A compromise was proposed long ago: the soul is nothing but our self-awareness, or the way that we experience ourselves. But this is a flawed solution. It is flawed because it assumes that the human experience is uniform, unequivocal and identical. It might well be so — but there is no methodologically rigorous way of proving it. We have no way to objectively ascertain that all of us experience pain in the same manner or that the pain we experience is the same in all of us. This is even when the causes of the sensation are carefully controlled and monitored.


A scientist might say that it is only a matter of time before we find the exact part of the brain that is responsible for the specific pain in our gedankenexperiment. In due course, science will even be able to demonstrate a monovalent relationship between a pattern of brain activity in situ and the aforementioned pain. In other words, the scientific claim is that the patterns of brain activity ARE the pain itself.


Such an argument is, prima facie, inadmissible. The fact that two events coincide (even if they do so forever) does not make them identical. The serial occurrence of two events does not make one of them the cause and the other the effect, as is well known. Similarly, the contemporaneous occurrence of two events only means that they are correlated. A correlate is not an alter ego. It is not an aspect of the same event. The brain activity is what appears WHEN pain happens — it by no means follows that it IS the pain itself.

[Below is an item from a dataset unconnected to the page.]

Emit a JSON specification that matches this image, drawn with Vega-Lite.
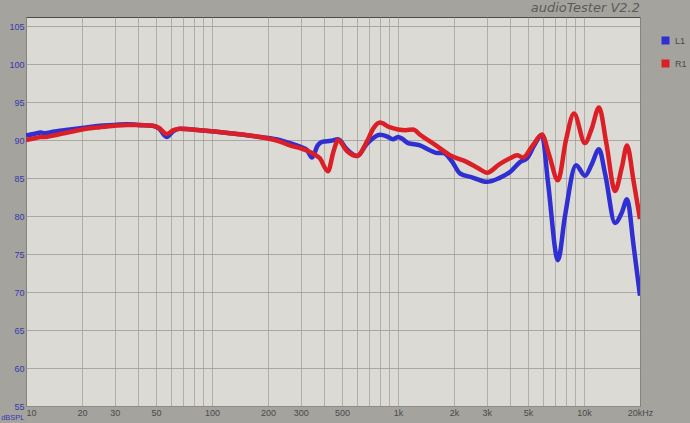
{
  "$schema": "https://vega.github.io/schema/vega-lite/v6.json",
  "width": 614,
  "height": 389,
  "autosize": {"type": "none"},
  "padding": {"left": 26, "top": 17, "right": 50, "bottom": 17},
  "background": "#a4a39e",
  "title": {"text": "audioTester V2.2", "anchor": "end", "frame": "group", "fontStyle": "italic", "fontWeight": "normal", "fontSize": 13, "font": "DejaVu Sans", "color": "#5c5b56", "offset": 2},
  "config": {
    "view": {"fill": "#dbdad5", "stroke": "#4a4a48", "strokeWidth": 1},
    "font": "Liberation Sans"
  },
  "data": {"values": [
    {"ch": "L1", "freq": 10, "db": 90.6},
    {"ch": "L1", "freq": 11, "db": 90.8},
    {"ch": "L1", "freq": 12, "db": 91.0},
    {"ch": "L1", "freq": 12.6, "db": 90.9},
    {"ch": "L1", "freq": 14, "db": 91.1},
    {"ch": "L1", "freq": 16, "db": 91.3},
    {"ch": "L1", "freq": 20, "db": 91.6},
    {"ch": "L1", "freq": 25, "db": 91.9},
    {"ch": "L1", "freq": 30, "db": 92.0},
    {"ch": "L1", "freq": 35, "db": 92.1},
    {"ch": "L1", "freq": 40, "db": 92.0},
    {"ch": "L1", "freq": 48, "db": 91.9},
    {"ch": "L1", "freq": 52, "db": 91.5},
    {"ch": "L1", "freq": 57, "db": 90.4},
    {"ch": "L1", "freq": 62, "db": 91.2},
    {"ch": "L1", "freq": 67, "db": 91.5},
    {"ch": "L1", "freq": 86, "db": 91.3},
    {"ch": "L1", "freq": 125, "db": 90.9},
    {"ch": "L1", "freq": 181, "db": 90.4},
    {"ch": "L1", "freq": 232, "db": 90.0},
    {"ch": "L1", "freq": 262, "db": 89.6},
    {"ch": "L1", "freq": 300, "db": 89.1},
    {"ch": "L1", "freq": 324, "db": 88.7},
    {"ch": "L1", "freq": 345, "db": 87.7},
    {"ch": "L1", "freq": 370, "db": 89.3},
    {"ch": "L1", "freq": 395, "db": 89.8},
    {"ch": "L1", "freq": 435, "db": 89.9},
    {"ch": "L1", "freq": 476, "db": 90.1},
    {"ch": "L1", "freq": 530, "db": 88.8},
    {"ch": "L1", "freq": 602, "db": 87.9},
    {"ch": "L1", "freq": 680, "db": 89.5},
    {"ch": "L1", "freq": 800, "db": 90.7},
    {"ch": "L1", "freq": 870, "db": 90.5},
    {"ch": "L1", "freq": 940, "db": 90.1},
    {"ch": "L1", "freq": 1000, "db": 90.4},
    {"ch": "L1", "freq": 1050, "db": 90.2},
    {"ch": "L1", "freq": 1132, "db": 89.6},
    {"ch": "L1", "freq": 1313, "db": 89.3},
    {"ch": "L1", "freq": 1500, "db": 88.6},
    {"ch": "L1", "freq": 1621, "db": 88.3},
    {"ch": "L1", "freq": 1746, "db": 88.3},
    {"ch": "L1", "freq": 1950, "db": 87.2},
    {"ch": "L1", "freq": 2155, "db": 85.6},
    {"ch": "L1", "freq": 2500, "db": 85.1},
    {"ch": "L1", "freq": 3010, "db": 84.5},
    {"ch": "L1", "freq": 3500, "db": 85.0},
    {"ch": "L1", "freq": 4000, "db": 85.8},
    {"ch": "L1", "freq": 4530, "db": 87.1},
    {"ch": "L1", "freq": 4940, "db": 87.6},
    {"ch": "L1", "freq": 5400, "db": 89.3},
    {"ch": "L1", "freq": 5945, "db": 90.7},
    {"ch": "L1", "freq": 6400, "db": 84.5},
    {"ch": "L1", "freq": 7245, "db": 74.2},
    {"ch": "L1", "freq": 7900, "db": 80.0},
    {"ch": "L1", "freq": 9060, "db": 86.7},
    {"ch": "L1", "freq": 10120, "db": 85.3},
    {"ch": "L1", "freq": 11000, "db": 86.8},
    {"ch": "L1", "freq": 12040, "db": 88.8},
    {"ch": "L1", "freq": 13000, "db": 85.5},
    {"ch": "L1", "freq": 14680, "db": 79.1},
    {"ch": "L1", "freq": 16000, "db": 80.5},
    {"ch": "L1", "freq": 17030, "db": 82.2},
    {"ch": "L1", "freq": 18500, "db": 76.0},
    {"ch": "L1", "freq": 20000, "db": 69.5},
    {"ch": "R1", "freq": 10, "db": 90.0},
    {"ch": "R1", "freq": 11, "db": 90.2},
    {"ch": "R1", "freq": 12, "db": 90.4},
    {"ch": "R1", "freq": 12.6, "db": 90.4},
    {"ch": "R1", "freq": 14, "db": 90.6},
    {"ch": "R1", "freq": 16, "db": 90.9},
    {"ch": "R1", "freq": 20, "db": 91.4},
    {"ch": "R1", "freq": 25, "db": 91.7},
    {"ch": "R1", "freq": 30, "db": 91.9},
    {"ch": "R1", "freq": 35, "db": 92.0},
    {"ch": "R1", "freq": 40, "db": 92.0},
    {"ch": "R1", "freq": 48, "db": 91.9},
    {"ch": "R1", "freq": 52, "db": 91.6},
    {"ch": "R1", "freq": 57, "db": 90.8},
    {"ch": "R1", "freq": 62, "db": 91.3},
    {"ch": "R1", "freq": 67, "db": 91.5},
    {"ch": "R1", "freq": 86, "db": 91.3},
    {"ch": "R1", "freq": 125, "db": 90.9},
    {"ch": "R1", "freq": 181, "db": 90.4},
    {"ch": "R1", "freq": 232, "db": 89.8},
    {"ch": "R1", "freq": 262, "db": 89.3},
    {"ch": "R1", "freq": 300, "db": 88.9},
    {"ch": "R1", "freq": 345, "db": 88.3},
    {"ch": "R1", "freq": 380, "db": 87.6},
    {"ch": "R1", "freq": 420, "db": 85.9},
    {"ch": "R1", "freq": 450, "db": 88.5},
    {"ch": "R1", "freq": 476, "db": 90.0},
    {"ch": "R1", "freq": 530, "db": 88.6},
    {"ch": "R1", "freq": 602, "db": 87.9},
    {"ch": "R1", "freq": 680, "db": 89.8},
    {"ch": "R1", "freq": 740, "db": 91.6},
    {"ch": "R1", "freq": 800, "db": 92.3},
    {"ch": "R1", "freq": 900, "db": 91.7},
    {"ch": "R1", "freq": 1000, "db": 91.4},
    {"ch": "R1", "freq": 1100, "db": 91.3},
    {"ch": "R1", "freq": 1205, "db": 91.4},
    {"ch": "R1", "freq": 1313, "db": 90.7},
    {"ch": "R1", "freq": 1621, "db": 89.2},
    {"ch": "R1", "freq": 1900, "db": 88.0},
    {"ch": "R1", "freq": 2350, "db": 87.1},
    {"ch": "R1", "freq": 2700, "db": 86.3},
    {"ch": "R1", "freq": 3010, "db": 85.7},
    {"ch": "R1", "freq": 3500, "db": 86.8},
    {"ch": "R1", "freq": 4000, "db": 87.6},
    {"ch": "R1", "freq": 4365, "db": 88.0},
    {"ch": "R1", "freq": 4700, "db": 87.7},
    {"ch": "R1", "freq": 5300, "db": 89.3},
    {"ch": "R1", "freq": 5945, "db": 90.7},
    {"ch": "R1", "freq": 6500, "db": 88.0},
    {"ch": "R1", "freq": 7245, "db": 84.7},
    {"ch": "R1", "freq": 8000, "db": 90.0},
    {"ch": "R1", "freq": 8830, "db": 93.5},
    {"ch": "R1", "freq": 10120, "db": 89.6},
    {"ch": "R1", "freq": 11000, "db": 91.5},
    {"ch": "R1", "freq": 12040, "db": 94.3},
    {"ch": "R1", "freq": 13200, "db": 89.5},
    {"ch": "R1", "freq": 14680, "db": 83.3},
    {"ch": "R1", "freq": 16000, "db": 86.5},
    {"ch": "R1", "freq": 17030, "db": 89.3},
    {"ch": "R1", "freq": 18500, "db": 84.5},
    {"ch": "R1", "freq": 20000, "db": 79.6}
  ]},
  "mark": {"type": "line", "interpolate": "monotone", "strokeWidth": 4.5, "clip": true},
  "encoding": {
    "x": {
      "field": "freq", "type": "quantitative",
      "scale": {"type": "log", "domain": [10, 20000], "nice": false},
      "axis": {
        "values": [10,20,30,40,50,60,70,80,90,100,200,300,400,500,600,700,800,900,1000,2000,3000,4000,5000,6000,7000,8000,9000,10000,20000],
        "labelExpr": "indexof([10,20,30,50,100,200,300,500,1000,2000,3000,5000,10000,20000], datum.value) >= 0 ? (datum.value >= 20000 ? '20kHz' : (datum.value >= 1000 ? (datum.value/1000) + 'k' : '' + datum.value)) : ''",
        "labelAlign": {"condition": {"test": "datum.value == 10", "value": "left"}, "value": "center"},
        "ticks": false, "domain": false, "grid": true,
        "gridColor": "#9c9b96", "gridOpacity": 0.7, "gridWidth": 1,
        "labelColor": "#4a4a4a", "labelFontSize": 9, "labelPadding": 2, "labelFlush": false, "labelOverlap": false,
        "title": "dBSPL", "titleColor": "#3838b0", "titleFontSize": 7.5, "titleFontWeight": "normal",
        "titleX": -2, "titleY": 11, "titleAlign": "right", "titleBaseline": "middle"
      }
    },
    "y": {
      "field": "db", "type": "quantitative",
      "scale": {"domain": [55, 106.2], "nice": false, "zero": false},
      "axis": {
        "values": [55,60,65,70,75,80,85,90,95,100,105],
        "ticks": false, "domain": false, "grid": true,
        "gridColor": "#9c9b96", "gridOpacity": 0.8,
        "labelColor": "#3838b0", "labelFontSize": 9, "labelPadding": 2,
        "title": null
      }
    },
    "color": {
      "field": "ch", "type": "nominal",
      "scale": {"domain": ["L1", "R1"], "range": ["#2f2fd2", "#dc1f26"]},
      "legend": {
        "orient": "none", "legendX": 635, "legendY": 19, "title": null,
        "symbolType": "square", "symbolSize": 16, "symbolStrokeWidth": 4,
        "labelColor": "#4a4a4a", "labelFontSize": 9, "rowPadding": 2, "labelOffset": 5
      }
    }
  }
}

A stronger argument would crystallize if it were convincingly and repeatedly demonstrated that playing back these patterns of brain activity induces the same pain. Even in such a case, we would be talking about cause and effect rather than identity of pain and its correlate in the brain.


The gap is even bigger when we try to apply natural languages to the description of emotions and sensations. This seems close to impossible. How can one even half accurately communicate one’s anguish, love, fear, or desire? We are prisoners in the universe of our emotions; our weapons of language are useless. Each one of us develops our own, idiosyncratic, unique emotional language. This language is not a jargon or a dialect, because it cannot be translated or communicated. No dictionary can ever be constructed to bridge this lingual gap. In principle, experience is incommunicable. People — in the very far future — may be able to harbor the same emotions, chemically or otherwise induced in them. One brain could directly take over another and make it feel the same. Yet even then these presumed experiences will not be communicable and we will have no way available to us to compare and decide whether there was an identity of sensations or of emotions.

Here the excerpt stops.